Mather has led or collaborated on work studying volcanoes around the world, both in situ and using remote sensing data from ground or satellite based platforms. Volcanoes Mather has studied include Bárðarbunga, Hekla, and Eyjafjallajökull in Iceland, the Santorini caldera in Greece, the Villarica, Lascar, Chaitén and Calbuco volcanoes in Chile, Masaya Volcano in Nicaragua (where she was held up at gunpoint), Mount Etna in Italy, Galeras in Colombia, the Santiaguito lava dome complex in Guatemala, and the Great Rift Valley, Ethiopia.

Mather's research has been funded by the Natural Environment Research Council (NERC), the Science and Technology Facilities Council (STFC), the European Research Council and the Royal Society.

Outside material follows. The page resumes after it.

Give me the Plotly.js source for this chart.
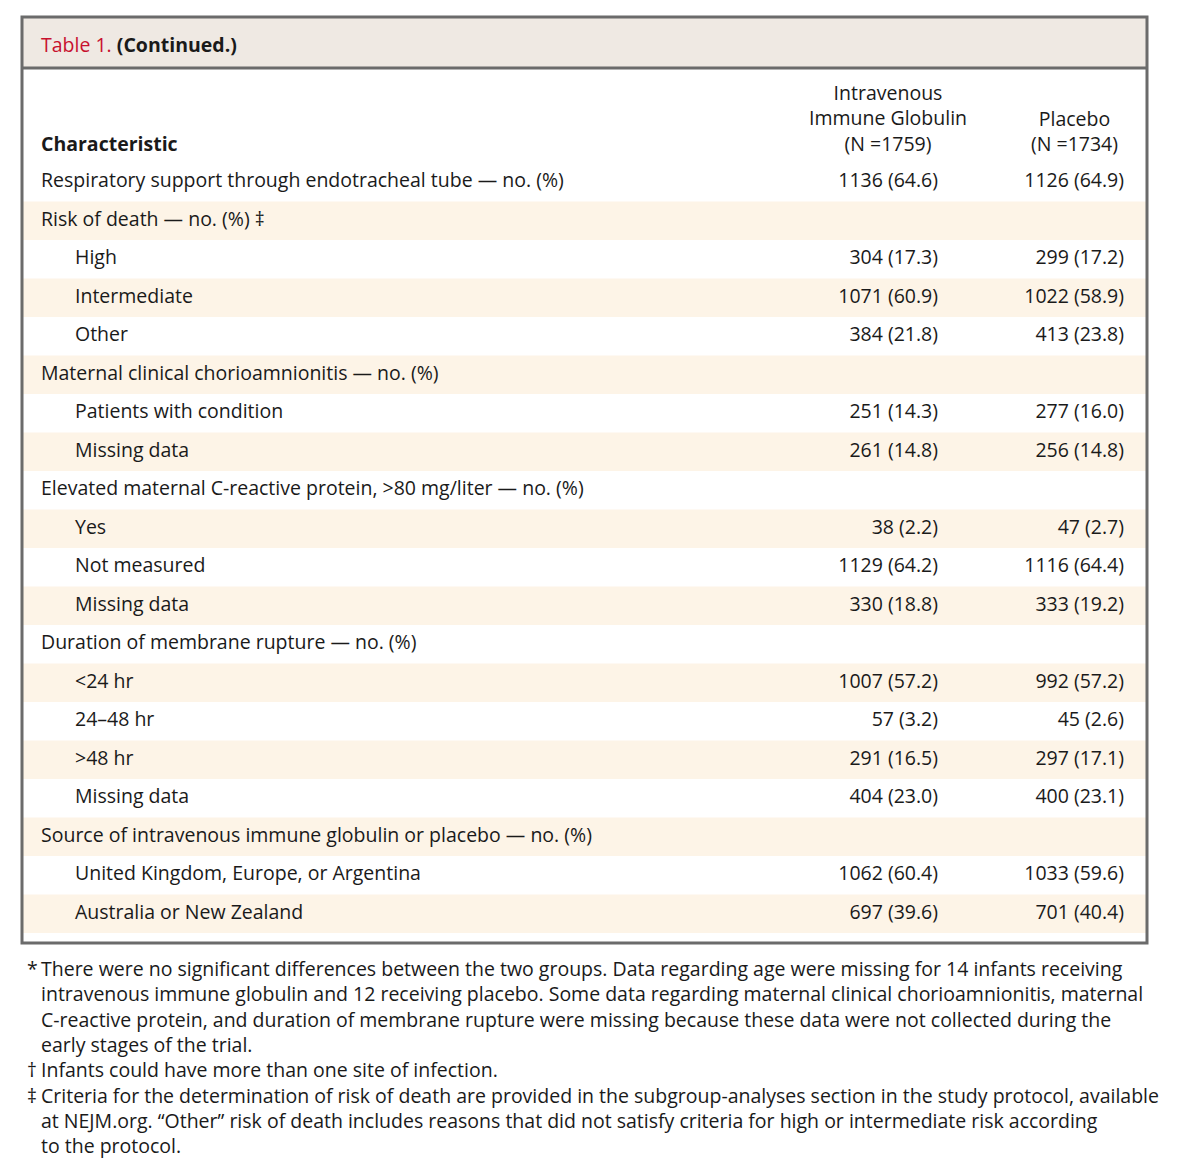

In 2005 she served as a Parliamentary Office of Science and Technology (POST) Fellow producing a POSTnote note on Carbon capture and storage, she served as co-editor-in-chief of Earth and Planetary Science Letters 2014–2019, on the board of directors of the Geochemical Society 2017–2019, on the Natural Environment Research Council Science Board/Committee 2017–2021 and on the International Continental Scientific Drilling Program Science Advisory Group 2019–2022. She currently serves as the Chair of the Volcanic and Magmatic Studies Group for UK and Ireland and the Police Science Council.

===Media and outreach===
In 2016 Mather appeared on the BBC World Service discussing volcanoes and earthquakes. Mather was interviewed on BBC Radio 4's The Life Scientific in 2017. She has taken part in Pint of Science, lectured at the Royal Institution and appeared on podcasts. She was a guest on The Infinite Monkey Cage alongside Jo Brand and Clive Oppenheimer in February 2018 and spoke at New Scientist Live in 2018. and was again a guest on The Infinite Monkey Cage in July 2023

In 2024 she published her first book 'Adventures in Volcanoland' in the UK (Abacus) and USA (Hanover Square Press).

===Awards and honours===
- 2024: Elected a Fellow of the Royal Society
- 2022: Appointed a geochemistry fellow by the European Association of Geochemistry
- 2021: Elected a Member of the Academia Europaea (MAE)
- 2018: Awarded the Rosalind Franklin Award of the Royal Society.
- 2010: Awarded the Philip Leverhulme Prize by the Leverhulme Trust.
- 2008: Awarded the national L'Oréal-UNESCO For Women in Science Award.
- 2005: Awarded a Dorothy Hodgkin Research Fellowship by the Royal Society, which funded the study of volatile emissions from volcanoes.